As a senior, he made 8 of 12 field goals, 33 of 44 extra points and had a 42.1-yard punting average. He was a two-time All-American punter (1967, 1969) and was voted to UCLA's All Century Team.

==Professional career==

===Dallas Cowboys===
Andrusyshyn was selected by the Dallas Cowboys in the ninth round (231st overall) of the 1970 NFL draft. He was waived before the start of the season on September 2.

===Toronto Argonauts (first stint)===
On May 5, 1971, he signed as a free agent with the Toronto Argonauts of the Canadian Football League. On October 23, 1977, he recorded a 108-yard punt against the Edmonton Eskimos, which still stands as the longest punt in professional football history.

===Kansas City Chiefs===
On April 14, 1978, he signed as a free agent with the Kansas City Chiefs. He was named the team's starting punter, registering 79 punts for 3,247 yards (41.1-yard avg.), a long of 61 yards and one blocked punt. On August 21, 1979, he was waived after being passed on the depth chart by Bob Grupp.

===Hamilton Tiger-Cats===
On September 7, 1979, he was signed as a free agent by the Hamilton Tiger-Cats of the Canadian Football League. He appeared in the last 8 games handling both the punting and kicking roles. He made 10 of 20 field goals, 15 of 16 extra points and averaged 43.2 yards on 51 punts. On June 15, 1980, he was traded to the Toronto Argonauts in exchange for offensive lineman Al MacLean.

===Toronto Argonauts (second stint)===
In 1980, he was named the starting kicker and punter over Ian Sunter. He was named CFL East All-Star in two straight seasons. On September 14, 1980, against the Saskatchewan Roughriders, he kicked a career-longest 57-yard field goal. He was passed on the depth chart by Dean Dorsey and was released in September 1982.

===Edmonton Eskimos===
In September 1982, he was claimed off waivers by the Edmonton Eskimos to replace Hank Ilesic, unavailable due to a contract dispute.

===Tampa Bay Bandits===
On December 29, 1982, he signed as a free agent with the Tampa Bay Bandits of the United States Football League. He was the starter at kicker and punter for three seasons until the team folded in 1986.

===Montreal Alouettes===
On October 1, 1986, he signed as a free agent with the Montreal Alouettes to replace an injured Roy Kurtz. He was not re-signed after the season.
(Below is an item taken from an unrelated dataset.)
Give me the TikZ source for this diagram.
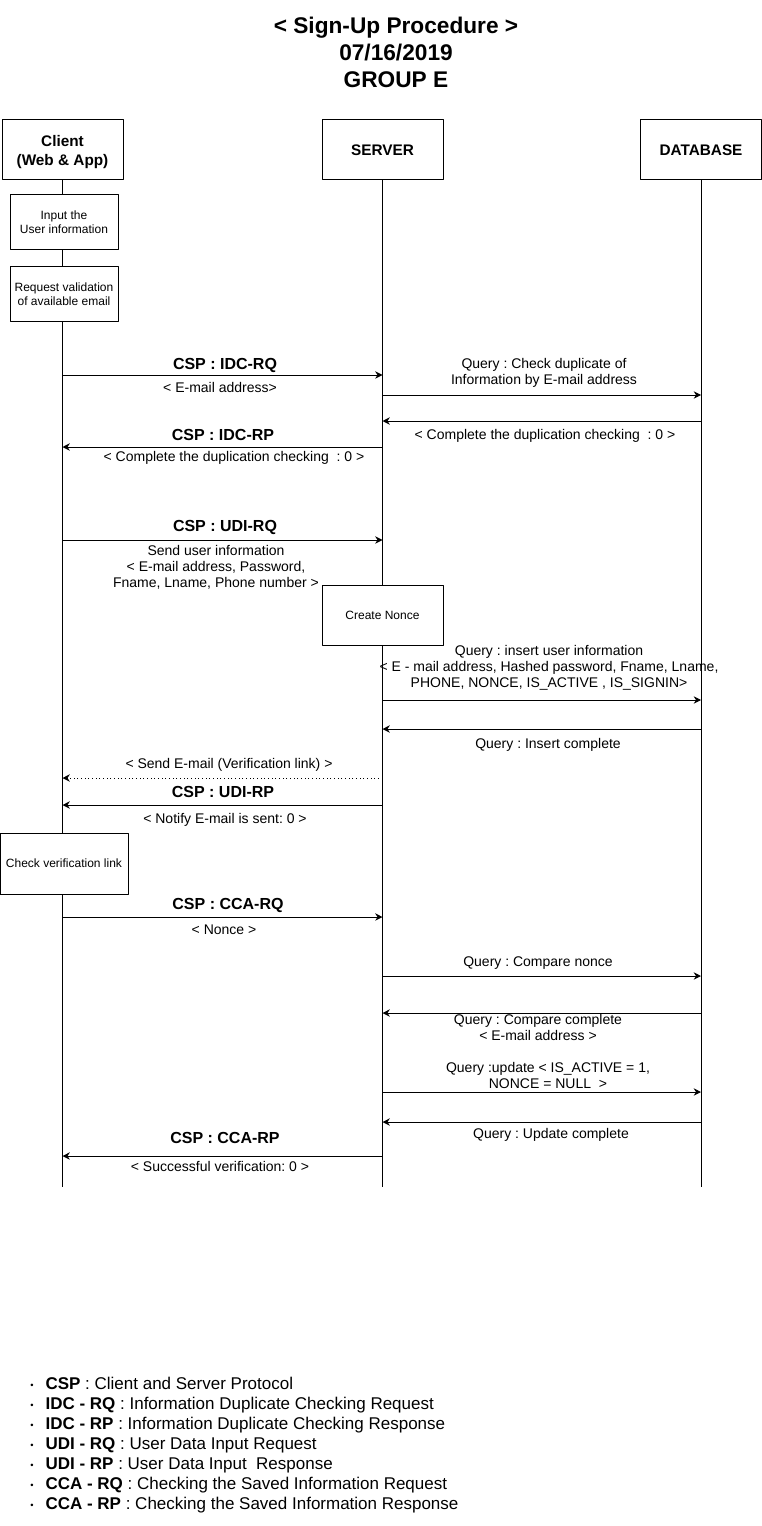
\documentclass[tikz,border=0pt]{standalone}
\usepackage{fontspec}
\setmainfont{Liberation Sans}
\usetikzlibrary{arrows.meta}
\frenchspacing

\begin{document}
\begin{tikzpicture}[x=0.75pt, y=-0.75pt, >={Stealth[length=5.5pt,width=5.5pt,inset=1.8pt]}, line join=round,
    head/.style={draw, fill=white, line width=0.75pt, minimum width=90.75pt, minimum height=45pt, text depth=0pt, align=center, font=\fontsize{11.5}{14.25}\selectfont\bfseries},
    act/.style={draw, fill=white, line width=0.75pt, minimum width=81pt, minimum height=41.25pt, align=center, font=\fontsize{9}{10.5}\selectfont},
    msg/.style={->, line width=0.75pt},
    csplabel/.style={font=\fontsize{12}{14}\selectfont\bfseries},
    txt/.style={align=center, font=\fontsize{10.5}{12}\selectfont}]
    \useasboundingbox (0,0) rectangle (761,1526);
    \node[align=center, font=\fontsize{17}{20.25}\selectfont\bfseries] (title) at (396,52) {< Sign-Up Procedure >\\07/16/2019\\GROUP E};
    \node[head] (client) at (62.5,150) {Client\\(Web \& App)};
    \node[head] (server) at (382.5,150) {SERVER};
    \node[head] (db) at (701,150) {DATABASE};
    \coordinate (clientEnd) at (client |- 0,1187);
    \coordinate (serverEnd) at (server |- 0,1187);
    \coordinate (dbEnd) at (db |- 0,1187);
    \draw[line width=0.75pt] (client) -- (clientEnd);
    \draw[line width=0.75pt] (server) -- (serverEnd);
    \draw[line width=0.75pt] (db) -- (dbEnd);
    \node[act] (input) at (64,222.5) {Input the\\User information};
    \node[act] (reqval) at (64,294.5) {Request validation\\of available email};
    \node[act, minimum width=90.75pt, minimum height=45pt] (nonce) at (382.5,615) {Create Nonce};
    \node[act, minimum width=96pt, minimum height=45.75pt] (check) at (64,863.5) {Check verification link};
    \draw[msg] (client |- 0,375) -- (server |- 0,375);
    \node[csplabel] (idcrq) at (225,365) {CSP : IDC-RQ};
    \node[txt] (idcrqm) at (220,387) {< E-mail address>};
    \draw[msg] (server |- 0,395) -- (db |- 0,395);
    \node[txt] (dupq) at (544,373) {Query : Check duplicate of\\Information by E-mail address};
    \draw[msg] (db |- 0,421) -- (server |- 0,421);
    \node[txt] (dupr) at (545,436) {< Complete the duplication checking~ : 0 >};
    \draw[msg] (server |- 0,447) -- (client |- 0,447);
    \node[csplabel] (idcrp) at (223,435) {CSP : IDC-RP};
    \node[txt] (idcrpm) at (234,458) {< Complete the duplication checking~ : 0 >};
    \draw[msg] (client |- 0,540) -- (server |- 0,540);
    \node[csplabel] (udirq) at (225,527) {CSP : UDI-RQ};
    \node[txt] (udirqm) at (216,567) {Send user information\\< E-mail address, Password,\\Fname, Lname, Phone number >};
    \draw[msg] (server |- 0,700) -- (db |- 0,700);
    \node[txt] (insq) at (549,668) {Query : insert user information\\< E - mail address, Hashed password, Fname, Lname,\\PHONE, NONCE, IS\_ACTIVE , IS\_SIGNIN>};
    \draw[msg] (db |- 0,729) -- (server |- 0,729);
    \node[txt] (insr) at (548,745) {Query : Insert complete};
    \draw[msg, dotted] (server |- 0,778) -- (client |- 0,778);
    \node[txt] (mail) at (229,765) {< Send E-mail (Verification link) >};
    \draw[msg] (server |- 0,805) -- (client |- 0,805);
    \node[csplabel] (udirp) at (223,792) {CSP : UDI-RP};
    \node[txt] (udirpm) at (225,820) {< Notify E-mail is sent: 0 >};
    \draw[msg] (client |- 0,917) -- (server |- 0,917);
    \node[csplabel] (ccarq) at (228,905) {CSP : CCA-RQ};
    \node[txt] (ccarqm) at (224,930) {< Nonce >};
    \draw[msg] (server |- 0,976) -- (db |- 0,976);
    \node[txt] (cmpq) at (538,963) {Query : Compare nonce};
    \draw[msg] (db |- 0,1013) -- (server |- 0,1013);
    \node[txt] (cmpr) at (538,1027) {Query : Compare complete\\< E-mail address >};
    \draw[msg] (server |- 0,1092) -- (db |- 0,1092);
    \node[txt] (updq) at (548,1075) {Query :update < IS\_ACTIVE = 1,\\NONCE = NULL~ >};
    \draw[msg] (db |- 0,1122) -- (server |- 0,1122);
    \node[txt] (updr) at (551,1135) {Query : Update complete};
    \draw[msg] (server |- 0,1156) -- (client |- 0,1156);
    \node[csplabel] (ccarp) at (225,1138) {CSP : CCA-RP};
    \node[txt] (ccarpm) at (220,1166) {< Successful verification: 0 >};
    \node[anchor=north west, inner sep=0pt, align=left, font=\fontsize{12.75}{15}\selectfont] (legend) at (30,1377) {%
      \raisebox{0.8pt}{\scriptsize\textbullet}\hspace{9pt}\textbf{CSP} : Client and Server Protocol\\
      \raisebox{0.8pt}{\scriptsize\textbullet}\hspace{9pt}\textbf{IDC - RQ} : Information Duplicate Checking Request\\
      \raisebox{0.8pt}{\scriptsize\textbullet}\hspace{9pt}\textbf{IDC - RP} : Information Duplicate Checking Response\\
      \raisebox{0.8pt}{\scriptsize\textbullet}\hspace{9pt}\textbf{UDI - RQ} : User Data Input Request\\
      \raisebox{0.8pt}{\scriptsize\textbullet}\hspace{9pt}\textbf{UDI - RP} : User Data Input~ Response\\
      \raisebox{0.8pt}{\scriptsize\textbullet}\hspace{9pt}\textbf{CCA - RQ} : Checking the Saved Information Request\\
      \raisebox{0.8pt}{\scriptsize\textbullet}\hspace{9pt}\textbf{CCA - RP} : Checking the Saved Information Response};
  \end{tikzpicture}
\end{document}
==Personal life and death==
In 1969, Andrusyshyn met his wife on the television show The Dating Game. That year, he also had a small part in the television show Medical Center.

Andrusyshyn was ordained a minister in the Southern Baptist denomination in 1990 in Nashville, Tennessee. He also graduated from Dallas Theological Seminary in 1995 with a Master in Arts, Biblical Studies (MABS).

Andrusyshyn was the Fellowship of Christian Athletes Tampa Area Director from March 1987, completing 20 years with FCA in 2007. In October 2007, Zenon Andrusyshyn formed his own ministry with his wife Sue. Known as Zenon Ministries Inc., it is a 501(c)(3) non-profit youth ministry. Andrusyshyn has been on over 15 mission trips which include delivering medical supplies to the Guna people of Panama (three times), to Cancer Hospitals for Children in Kyiv and Odesa, Ukraine (four times), Missions abroad in England (three times), Germany (three times) and Mexico (three times). He served as Youth Chairman for the Billy Graham Crusade-1998 Tampa, Florida, and as Youth Chairman for Luis Palau's TampaBayFest 2007.

Zenon Andrusyshyn died on August 7, 2023, at the age of 76.